Siok Choo’s father Siew Sin was finance minister from 1959 until 1974. Guan Eng’s father Kit Siang became an MP for the first time in 1969 and eventually became parliamentary opposition leader.
Her remarks today come as the DAP is increasingly being seen as the party of choice for the country’s Chinese community while the MCA, the party founded by Siok Choo’s grandfather Cheng Lock, appears to be floundering.
Recently, international news magazine The Economist also praised Guan Eng’s open tender policies and credited his administration with helping Penang regain its lustre as a “global city” by lifting the state’s economy to beyond that of a sweat shop industry.
The international weekly dubbed Penang “the first custom-made city of globalisation” and credited Guan Eng for boosting the port city’s revival by axing a racial special treatment economic policy in the state to create a more level-playing field that appeals to foreign investors.
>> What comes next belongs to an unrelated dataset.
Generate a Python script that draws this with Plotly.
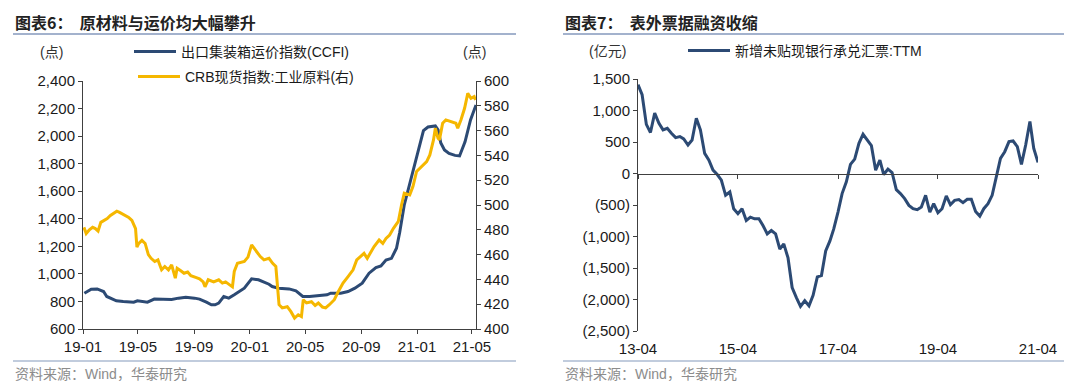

Speaking about the MCA this morning, Siok Choo said the party needed to understand what its constituents wanted if it was to stay relevant.
“I think the good thing about the current situation is that the ethnic lines are getting blurred. You can see this in how Malaysians react to issues... look at issues like Bersih, the call for better and cleaner electoral process, it is being championed across the board, sought by Malays and Chinese. So therefore in terms of civil liberties and soft issues like law and order, no longer seen as Malays vs Chinese... seen as an issue that all Malaysians want.
“I think the party has to realise that if that is what your constituents want, that they don’t see as us and them situation anymore in terms of Malays and Chinese, if the party wants to be relevant and if it wants to move forward, that is the direction it has to go.”